_GOAL_
Write out the material again exactly, please, and omit the pictures.

— Start of RECORDED INFORMATION —

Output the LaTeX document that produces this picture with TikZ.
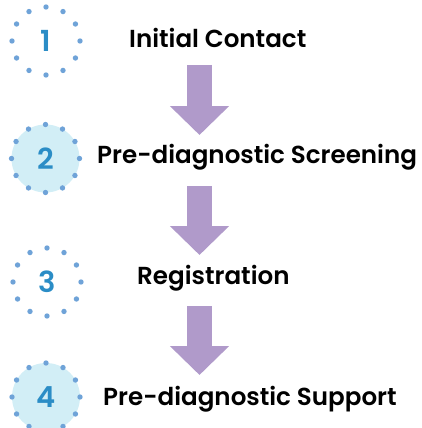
\documentclass[tikz,border=0pt]{standalone}
\usepackage{fontspec}
\setmainfont{Poppins}[BoldFont={* SemiBold}]
\usepackage{tikz}
\usetikzlibrary{arrows.meta, positioning}

\definecolor{dotblue}{HTML}{6FA3D8}
\definecolor{numblue}{HTML}{2B8DC6}
\definecolor{lightcyan}{HTML}{D2EEF6}
\definecolor{lavender}{HTML}{B09ACA}

\tikzset{
  num/.style={circle,minimum size=68pt,inner sep=0pt,text=numblue,font=\fontsize{29}{30}\selectfont\bfseries},
  filled/.style={fill=lightcyan},
  label/.style={anchor=west,inner sep=0pt,font=\fontsize{24.6}{26}\selectfont\bfseries},
  flow/.style={draw=lavender,line width=25.6pt,-{Triangle[width=57.6pt,length=29pt]},lavender}
}

\newcommand{\dotring}[1]{
  \foreach \a in {0,30,...,330}
    \fill[dotblue] (#1.center) ++(\a:34pt) circle (2.7pt);
}

\begin{document}
\begin{tikzpicture}[x=1pt,y=-1pt]
\useasboundingbox (0,0) rectangle (421,428);

\node[num] (n1) at (46,41) {1};
\node[num,filled] (n2) at (45.5,158.5) {2};
\node[num] (n3) at (47,282) {3};
\node[num,filled] (n4) at (46,397) {4};

\dotring{n1}
\dotring{n2}
\dotring{n3}
\dotring{n4}

\node[label] (s1) at (129,38) {Initial Contact};
\node[label] (s2) at (97,157.5) {Pre-diagnostic Screening};
\node[label] (s3) at (137,278) {Registration};
\node[label] (s4) at (103,399) {Pre-diagnostic Support};

% arrow ends
\coordinate (a1) at (199.5,65);
\coordinate (b1) at (199.5,135);
\coordinate (a2) at (199.5,186);
\coordinate (b2) at (199.5,255);
\coordinate (a3) at (199.5,306);
\coordinate (b3) at (199.5,375);

\draw[flow] (a1) -- (b1);
\draw[flow] (a2) -- (b2);
\draw[flow] (a3) -- (b3);
\end{tikzpicture}
\end{document}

— End of RECORDED INFORMATION —

_COMPLETED TASK_
Output the LaTeX document that produces this picture with TikZ.
\documentclass[tikz,border=0pt]{standalone}
\usepackage{fontspec}
\setmainfont{Poppins}[BoldFont={* SemiBold}]
\usepackage{tikz}
\usetikzlibrary{arrows.meta, positioning}

\definecolor{dotblue}{HTML}{6FA3D8}
\definecolor{numblue}{HTML}{2B8DC6}
\definecolor{lightcyan}{HTML}{D2EEF6}
\definecolor{lavender}{HTML}{B09ACA}

\tikzset{
  num/.style={circle,minimum size=68pt,inner sep=0pt,text=numblue,font=\fontsize{29}{30}\selectfont\bfseries},
  filled/.style={fill=lightcyan},
  label/.style={anchor=west,inner sep=0pt,font=\fontsize{24.6}{26}\selectfont\bfseries},
  flow/.style={draw=lavender,line width=25.6pt,-{Triangle[width=57.6pt,length=29pt]},lavender}
}

\newcommand{\dotring}[1]{
  \foreach \a in {0,30,...,330}
    \fill[dotblue] (#1.center) ++(\a:34pt) circle (2.7pt);
}

\begin{document}
\begin{tikzpicture}[x=1pt,y=-1pt]
\useasboundingbox (0,0) rectangle (421,428);

\node[num] (n1) at (46,41) {1};
\node[num,filled] (n2) at (45.5,158.5) {2};
\node[num] (n3) at (47,282) {3};
\node[num,filled] (n4) at (46,397) {4};

\dotring{n1}
\dotring{n2}
\dotring{n3}
\dotring{n4}

\node[label] (s1) at (129,38) {Initial Contact};
\node[label] (s2) at (97,157.5) {Pre-diagnostic Screening};
\node[label] (s3) at (137,278) {Registration};
\node[label] (s4) at (103,399) {Pre-diagnostic Support};

% arrow ends
\coordinate (a1) at (199.5,65);
\coordinate (b1) at (199.5,135);
\coordinate (a2) at (199.5,186);
\coordinate (b2) at (199.5,255);
\coordinate (a3) at (199.5,306);
\coordinate (b3) at (199.5,375);

\draw[flow] (a1) -- (b1);
\draw[flow] (a2) -- (b2);
\draw[flow] (a3) -- (b3);
\end{tikzpicture}
\end{document}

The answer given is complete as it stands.